Manson notes that perceptions of a career in engineering can be quite limited, but that it is worth noting that the day-to-day life of an engineer – whether in public or private sector – incorporates many different facets depending on specialisation, which can include:
· Designing materials, components, systems or processes,
· Planning the capacity and location of infrastructure,
· Investigating, advising and reporting on engineering problems,
· Improvement of materials, components, systems or processes,
· Managing or operating plants and processes,
· Managing implementation or construction projects,
· Implementing designs or solutions,
· Research, development and commercialisation of products,
· Education, training and development of engineering personnel,
· Postgraduate studies, research and teaching.
“Furthermore, students who graduate with an Engineering degree have valuable and sought-after knowledge, skills and attributes that enable them to work and excel in multi-disciplinary projects and easily expand into other industries, such as banking, insurance, ICT and many others,” Manson says.
Manson says the non-negotiable boxes that need to be checked when investigating which engineering degree to pursue and where, is to ensure that accreditation with the Engineering Council of South Africa (ECSA) is in place and that the institution is accredited with the Council for Higher Education (CHE).
“It is also then important, after those matters have been dealt with, to find an institution that has a close link with industry and that the curriculum is contemporary and updated. While engineers are in high demand, companies are also careful to scrutinise the quality of qualifications, an institution’s reputation for producing work-ready graduates, and the likely ability of a graduate to consistently perform at the highest level.
“Engineering is a complex field and engineers carry a lot of responsibility – sometimes life and death responsibilities – on their shoulders. So it is important not only for satisfying employer demands, but also for developing and empowering yourself to be able to fulfil your duties with confidence, that you find an institution and qualification where the classes are small and you can receive individual attention that goes beyond just covering the theory.
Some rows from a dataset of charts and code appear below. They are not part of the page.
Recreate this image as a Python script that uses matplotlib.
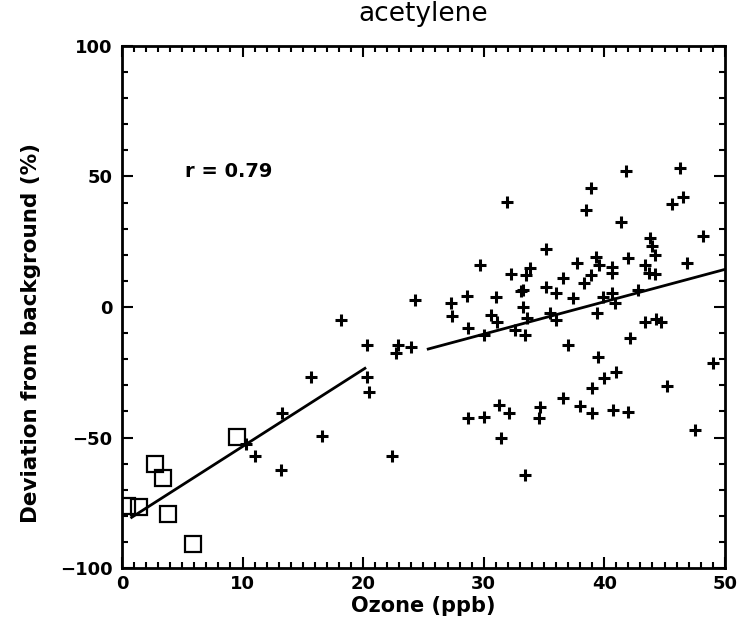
import numpy as np
import matplotlib
matplotlib.use('Agg')
import matplotlib.pyplot as plt
from matplotlib.ticker import MultipleLocator

# low-ozone samples (squares)
sq_x = [0.4, 1.4, 2.7, 3.4, 3.8, 5.9, 9.5]
sq_y = [-76.1, -76.5, -60.2, -65.6, -79.2, -90.7, -49.7]

# other samples (plus signs)
pl_x = [18.2, 20.3, 22.7, 22.9, 24.0, 24.3, 15.7, 20.3, 20.5, 13.3, 16.6, 10.3, 11.0, 13.2, 22.4,
        31.9, 35.2, 29.7, 32.3, 33.5, 33.8, 27.3, 28.6, 31.0, 33.1, 27.4, 30.6, 33.3,
        41.8, 46.3, 38.9, 38.5, 46.5, 45.6, 41.4, 48.2, 43.8, 44.0, 44.2, 42.0, 46.9, 43.4,
        43.7, 44.2, 37.7, 39.3, 39.6, 40.6, 40.6, 38.3, 38.9, 36.6, 37.4, 39.9, 40.6, 40.9,
        39.4, 42.8, 35.2, 36.0, 33.3, 35.5,
        28.7, 30.0, 31.1, 32.6, 33.6, 33.4, 36.0, 37.0,
        28.7, 30.0, 31.3, 32.1, 31.4, 34.7, 34.6, 36.6, 33.4,
        39.5, 42.1, 43.4, 44.3, 44.7, 41.0, 40.0, 39.0, 38.0, 39.0, 40.7, 42.0, 45.2, 49.0, 47.5]
pl_y = [-5.0, -14.6, -17.7, -14.6, -15.4, 2.7, -26.8, -26.9, -32.4, -40.7, -49.3, -52.5, -57.0, -62.5, -57.1,
        40.1, 22.3, 16.0, 12.6, 12.3, 14.8, 1.4, 4.3, 3.7, 6.2, -3.5, -3.1, 0.1,
        52.1, 53.4, 45.5, 37.2, 42.0, 39.3, 32.4, 27.2, 26.3, 23.5, 19.9, 18.7, 16.7, 16.1,
        13.1, 12.6, 16.7, 19.3, 16.1, 15.4, 12.9, 9.3, 12.3, 11.0, 3.3, 3.9, 5.2, 1.4,
        -2.4, 6.5, 7.8, 5.2, 6.5, -2.4,
        -8.2, -10.7, -5.6, -8.8, -4.3, -10.7, -5.0, -14.6,
        -42.6, -42.0, -37.5, -40.7, -50.3, -38.2, -42.6, -35.0, -64.4,
        -19.0, -12.0, -5.6, -4.7, -5.6, -24.8, -27.1, -31.2, -37.9, -40.7, -39.5, -40.1, -30.3, -21.3, -47.1]

# regression lines (end points)
fit1_x = [0.8, 20.15]
fit1_y = [-80.6, -23.5]
fit2_x = [25.4, 50.0]
fit2_y = [-16.1, 14.4]

plt.rcParams['font.family'] = 'DejaVu Sans'

fig = plt.figure(figsize=(7.37, 6.36), dpi=100)
ax = fig.add_axes([0.1655, 0.1069, 0.818, 0.8208])

ax.plot(sq_x, sq_y, linestyle='none', marker='s', markersize=11,
        markerfacecolor='none', markeredgecolor='black', markeredgewidth=1.6)
ax.plot(pl_x, pl_y, linestyle='none', marker='+', markersize=9,
        markeredgecolor='black', markeredgewidth=2.2)
ax.plot(fit1_x, fit1_y, color='black', linewidth=2)
ax.plot(fit2_x, fit2_y, color='black', linewidth=2)

ax.text(5.2, 52, 'r = 0.79', fontsize=14, fontweight='bold', va='center', ha='left')

ax.set_xlim(0, 50)
ax.set_ylim(-100, 100)
ax.xaxis.set_major_locator(MultipleLocator(10))
ax.xaxis.set_minor_locator(MultipleLocator(1))
ax.yaxis.set_major_locator(MultipleLocator(50))
ax.yaxis.set_minor_locator(MultipleLocator(10))
ax.tick_params(which='both', direction='in', top=True, right=True, width=1.5)
ax.tick_params(axis='x', pad=5)
ax.tick_params(axis='y', pad=7)
ax.tick_params(which='major', length=8)
ax.tick_params(which='minor', length=4)
ax.set_yticks([-100, -50, 0, 50, 100])
ax.set_yticklabels(['\u2212100', '\u221250', '0', '50', '100'])
for lab in ax.get_xticklabels() + ax.get_yticklabels():
    lab.set_fontsize(13)
    lab.set_fontweight('bold')
for s in ax.spines.values():
    s.set_linewidth(2)

ax.set_title('acetylene', fontsize=19, pad=18)
ax.set_xlabel('Ozone (ppb)', fontsize=15, fontweight='bold', labelpad=2)
ax.set_ylabel('Deviation from background (%)', fontsize=15.5, fontweight='bold')
ax.yaxis.set_label_coords(-0.135, 0.45)

fig.savefig('out.png', dpi=100)
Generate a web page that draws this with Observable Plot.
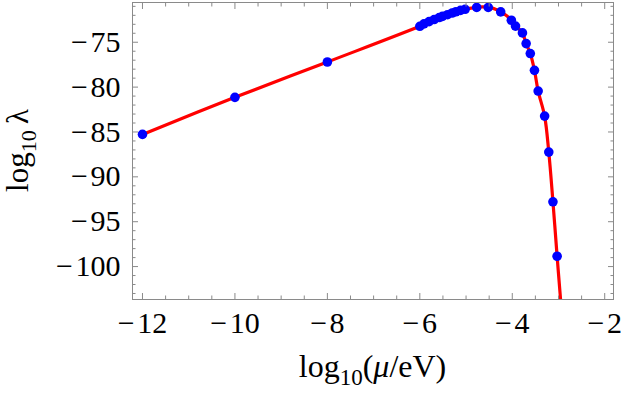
<!DOCTYPE html>
<html><head><meta charset="utf-8">
<script src="https://cdn.jsdelivr.net/npm/d3@7"></script>
<script src="https://cdn.jsdelivr.net/npm/@observablehq/plot@0.6"></script>
<style>
html,body{margin:0;padding:0;background:#fff;}
#chart svg, #chart svg text { font-family: 'Liberation Serif', 'Times New Roman', 'DejaVu Serif', serif !important; }
</style></head><body><div id="chart"></div>
<script>
// data points (log10 mu/eV, log10 lambda)
const dotX = [-12, -10, -8, -6, -5.91, -5.80, -5.69, -5.58, -5.51, -5.40, -5.30, -5.22, -5.12, -5.02, -4.77, -4.52, -4.25, -4.02, -3.93, -3.78, -3.70, -3.61, -3.52, -3.44, -3.30, -3.21, -3.12, -3.03];
const dotY = [-85.27, -81.14, -77.2, -73.22, -72.95, -72.7, -72.47, -72.25, -72.12, -71.93, -71.74, -71.6, -71.45, -71.33, -71.12, -71.12, -71.62, -72.55, -73.2, -73.96, -75.15, -76.26, -78.13, -80.44, -83.23, -87.24, -92.78, -98.85];
// fitted curve
const curveX = [-12, -10, -8, -6, -5.5, -5.2, -5.0, -4.85, -4.65, -4.5, -4.35, -4.25, -4.12, -4.02, -3.93, -3.85, -3.78, -3.70, -3.61, -3.52, -3.44, -3.30, -3.21, -3.12, -3.03, -2.955];
const curveY = [-85.27, -81.14, -77.2, -73.22, -72.1, -71.57, -71.31, -71.17, -71.06, -71.12, -71.35, -71.62, -72.05, -72.55, -73.2, -73.55, -73.96, -75.15, -76.26, -78.13, -80.44, -83.23, -87.24, -92.78, -98.85, -103.67];
// ticks
const xMajor = [-12, -10, -8, -6, -4, -2];
const xMinor = [-11.5, -11, -10.5, -9.5, -9, -8.5, -7.5, -7, -6.5, -5.5, -5, -4.5, -3.5, -3, -2.5];
const yMajor = [-100, -95, -90, -85, -80, -75];
const yMinor = [-103, -102, -101, -99, -98, -97, -96, -94, -93, -92, -91, -89, -88, -87, -86, -84, -83, -82, -81, -79, -78, -77, -76, -74, -73, -72, -71];

const dots = dotX.map((x, i) => ({x, y: dotY[i]}));
const curve = curveX.map((x, i) => ({x, y: curveY[i]}));
const gray = "#8a8a8a";
const fmt = d => d < 0 ? "\u2212\u200A" + Math.abs(d) : String(d);
const serif = "Liberation Serif, Times New Roman, DejaVu Serif, serif";

const plot = Plot.plot({
  width: 625, height: 393,
  marginLeft: 132, marginRight: 12, marginTop: 2, marginBottom: 94,
  x: {domain: [-12.216, -1.81]},
  y: {domain: [-103.67, -70.57]},
  style: {fontFamily: serif, fontSize: "30px", color: "black", background: "white", overflow: "visible"},
  marks: [
    Plot.line(curve, {x: "x", y: "y", stroke: "#ff0000", strokeWidth: 3.2, curve: "catmull-rom", clip: true}),
    Plot.dot(dots, {x: "x", y: "y", r: 4.8, fill: "#0000ff", stroke: "none"}),
    Plot.frame({stroke: gray}),
    Plot.axisX(xMajor, {anchor: "bottom", tickSize: -6, stroke: gray, tickFormat: () => "", label: null}),
    Plot.axisX(xMinor, {anchor: "bottom", tickSize: -3.5, stroke: gray, tickFormat: () => "", label: null}),
    Plot.axisX(xMajor, {anchor: "top", tickSize: -6, stroke: gray, tickFormat: () => "", label: null}),
    Plot.axisX(xMinor, {anchor: "top", tickSize: -3.5, stroke: gray, tickFormat: () => "", label: null}),
    Plot.axisY(yMajor, {anchor: "left", tickSize: -6, stroke: gray, tickFormat: () => "", label: null}),
    Plot.axisY(yMinor, {anchor: "left", tickSize: -3.5, stroke: gray, tickFormat: () => "", label: null}),
    Plot.axisY(yMajor, {anchor: "right", tickSize: -6, stroke: gray, tickFormat: () => "", label: null}),
    Plot.axisY(yMinor, {anchor: "right", tickSize: -3.5, stroke: gray, tickFormat: () => "", label: null}),
    Plot.axisX(xMajor, {anchor: "bottom", tickSize: 0, tickPadding: 12, tickFormat: fmt, label: null, fill: "black", fontSize: 30, fontFamily: serif, fontVariant: "normal"}),
    Plot.axisY(yMajor, {anchor: "left", tickSize: 0, tickPadding: 12, tickFormat: fmt, label: null, fill: "black", fontSize: 30, fontFamily: serif, fontVariant: "normal"})
  ]
});
document.getElementById("chart").appendChild(plot);

// axis titles with subscripts
const svg = d3.select(plot);
const xr = plot.scale("x").range, yr = plot.scale("y").range;
const xc = (xr[0] + xr[1]) / 2, yc = (yr[0] + yr[1]) / 2;
const xt = svg.append("text").attr("x", xc).attr("y", 377).attr("text-anchor", "middle")
  .attr("font-family", serif).attr("font-size", 32).attr("fill", "black");
xt.append("tspan").text("log");
xt.append("tspan").attr("dy", 8).attr("font-size", 23).text("10");
xt.append("tspan").attr("dy", -8).text("(");
xt.append("tspan").attr("font-style", "italic").text("\u03BC");
xt.append("tspan").text("/eV)");

const yt = svg.append("text").attr("transform", `translate(28,${yc}) rotate(-90)`).attr("text-anchor", "middle")
  .attr("font-family", serif).attr("font-size", 31).attr("fill", "black");
yt.append("tspan").text("log");
yt.append("tspan").attr("dy", 8).attr("font-size", 22).text("10");
yt.append("tspan").attr("dy", -8).text("\u2009\u03BB");
</script>
</body></html>
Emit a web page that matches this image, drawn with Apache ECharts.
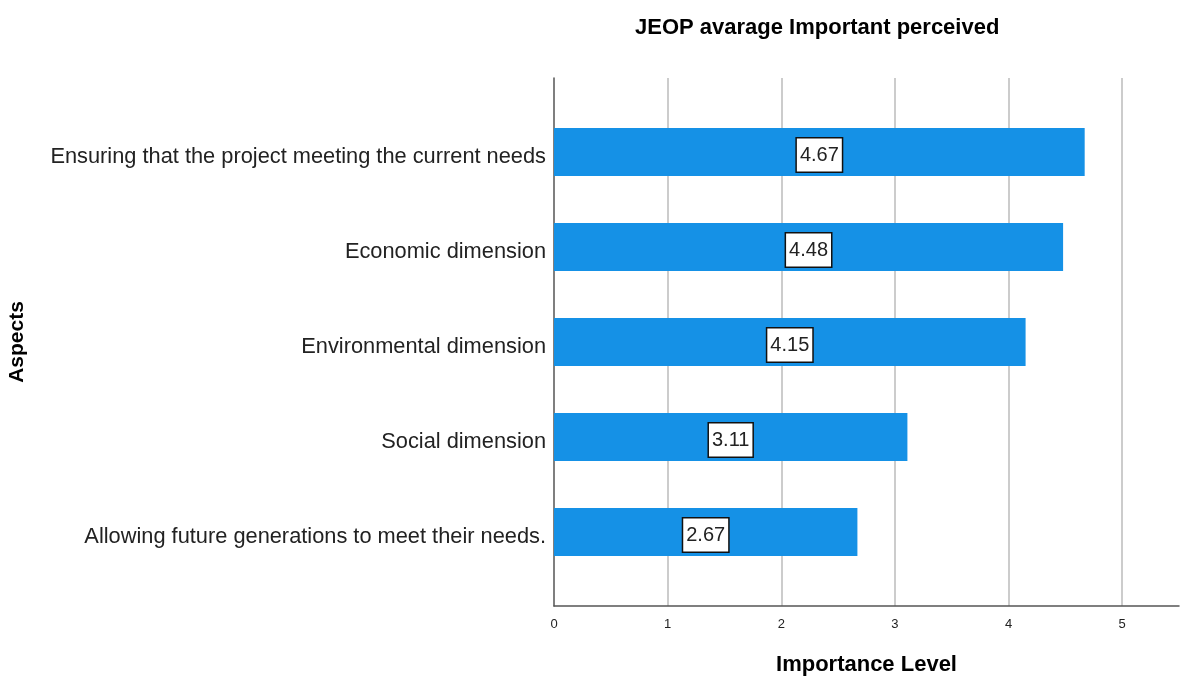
<!DOCTYPE html>
<html>
<head>
<meta charset="utf-8">
<script src="https://cdn.jsdelivr.net/npm/echarts@6/dist/echarts.min.js"></script>
<style>
  html, body { margin: 0; padding: 0; background: #ffffff; }
  #chart { width: 1184px; height: 677px; }
</style>
</head>
<body>
<div id="chart"></div>
<script>
// Aspects, listed top to bottom
const aspects = [
  'Ensuring that the project meeting the current needs',
  'Economic dimension',
  'Environmental dimension',
  'Social dimension',
  'Allowing future generations to meet their needs.'
];
// Average perceived importance for each aspect
const importance = [4.67, 4.48, 4.15, 3.11, 2.67];
// Importance scale
const scaleMin = 0;
const scaleMax = 5.5;
const scaleStep = 1;

const FONT = '"Liberation Sans", Arial, sans-serif';

const chart = echarts.init(document.getElementById('chart'), null, { renderer: 'canvas' });

chart.setOption({
  backgroundColor: '#ffffff',
  animation: false,
  title: {
    text: 'JEOP avarage Important perceived',
    left: 630,
    top: 12,
    textStyle: { fontFamily: FONT, fontSize: 22, fontWeight: 'bold', color: '#000000' }
  },
  grid: [
    // bars
    { left: 554, right: 5, top: 104.5, bottom: 97.5, containLabel: false, outerBoundsMode: 'none' },
    // frame: axes and grid lines
    { left: 554, right: 5, top: 78, bottom: 71, containLabel: false, outerBoundsMode: 'none' }
  ],
  xAxis: [
    { type: 'value', gridIndex: 0, min: scaleMin, max: scaleMax, show: false },
    {
      type: 'value', gridIndex: 1, min: scaleMin, max: scaleMax, interval: scaleStep,
      name: 'Importance Level',
      nameLocation: 'middle',
      nameGap: 48,
      nameTextStyle: { fontFamily: FONT, fontSize: 22, fontWeight: 'bold', color: '#000000' },
      axisLine: { show: true, lineStyle: { color: '#555555', width: 1.5 } },
      axisTick: { show: false },
      axisLabel: {
        fontFamily: FONT, fontSize: 13, color: '#222222', margin: 12,
        showMaxLabel: false
      },
      splitLine: {
        show: true, showMinLine: false, showMaxLine: false,
        lineStyle: { color: '#cccccc', width: 2 }
      }
    }
  ],
  yAxis: [
    {
      type: 'category', gridIndex: 0, data: aspects, inverse: true,
      axisLine: { show: false },
      axisTick: { show: false },
      axisLabel: {
        margin: 8,
        formatter: (v) => '{c|' + v + '}',
        rich: {
          c: {
            fontFamily: FONT, fontSize: 21.8, color: '#222222',
            padding: [9, 0, 0, 0]
          }
        }
      }
    },
    {
      type: 'value', gridIndex: 1, min: 0, max: 1,
      name: 'Aspects',
      nameLocation: 'middle',
      nameRotate: 90,
      nameGap: 526,
      nameTextStyle: { fontFamily: FONT, fontSize: 21, fontWeight: 'bold', color: '#000000' },
      axisLine: { show: true, lineStyle: { color: '#555555', width: 1.5 } },
      axisTick: { show: false },
      axisLabel: { show: false },
      splitLine: { show: false }
    }
  ],
  series: [
    {
      type: 'bar',
      xAxisIndex: 0,
      yAxisIndex: 0,
      data: importance,
      barWidth: 48,
      itemStyle: { color: '#1591e6' },
      label: {
        show: true,
        position: 'inside',
        offset: [0, 3],
        formatter: (p) => p.value.toFixed(2),
        fontFamily: FONT,
        fontSize: 20,
        color: '#222222',
        backgroundColor: '#ffffff',
        borderColor: '#111111',
        borderWidth: 1.5,
        padding: [7, 3, 6, 3]
      }
    }
  ]
});
</script>
</body>
</html>
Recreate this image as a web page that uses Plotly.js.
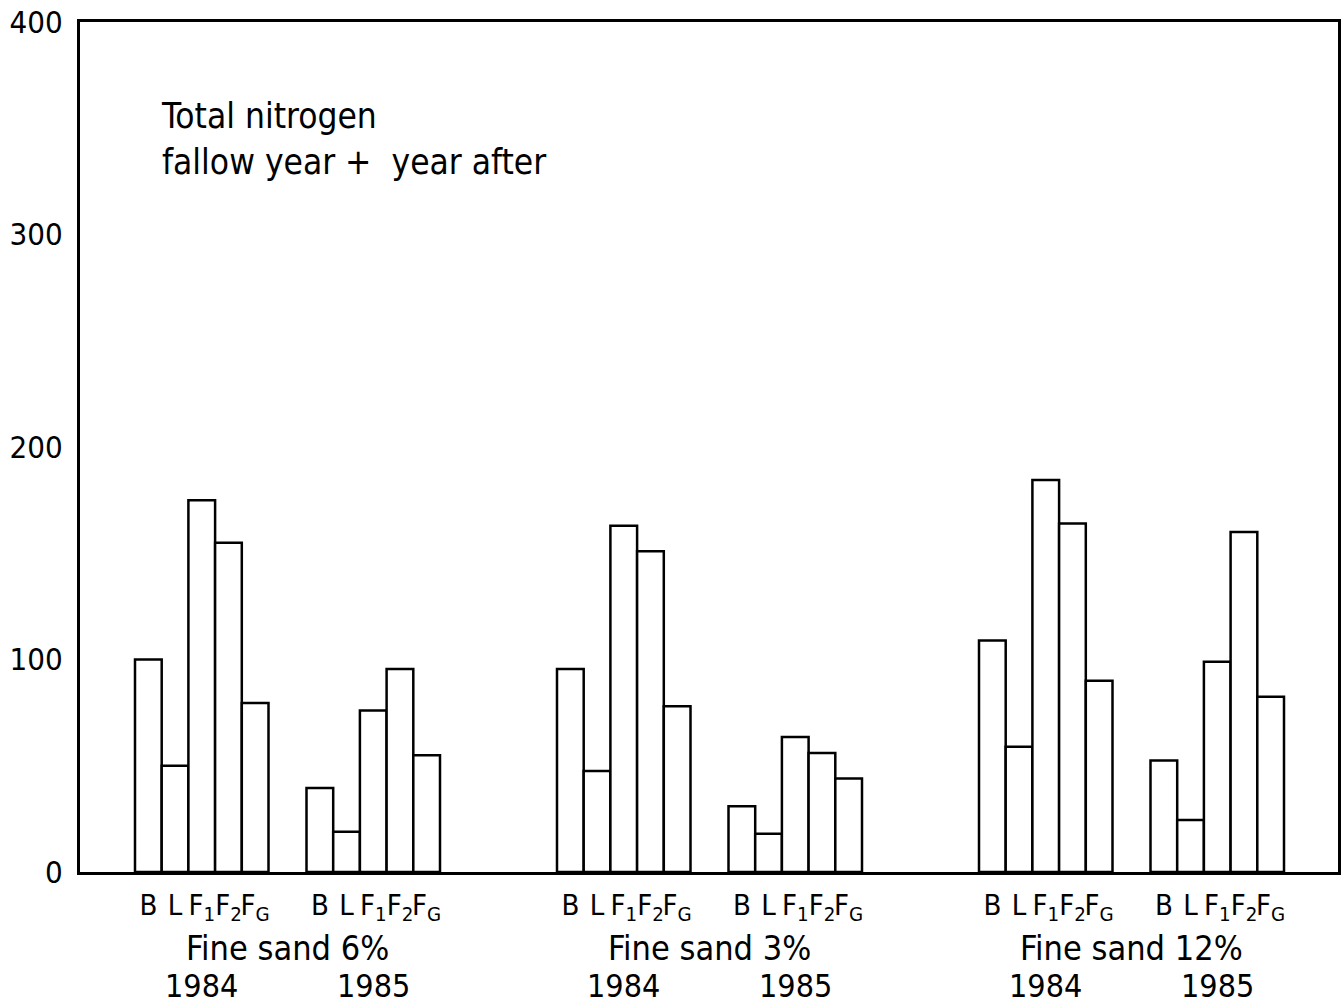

“Ask prospective higher education institutions for a tour of their campus facilities, and look out for up-to-date facilities and laboratories, inspiring campus grounds, and modern programme design.”
Prospective students should also enquire about a faculty’s focus on sustainability, its level of industry engagement, its focus on real-life communities in its curriculum, its focus on entrepreneurial development and the extent to which it provides its students with collaborative research opportunities and industry interaction.
“Engineering is a tremendously rewarding career and opportunities will continue to grow locally and globally even during tough economic times. Matriculants with the academic ability to be successful, and a keen interest in the field, would do well to investigate their opportunities and find the perfect fit within the field for them, as well as the right institution to develop them holistically and help them get ready to contribute upon graduation.”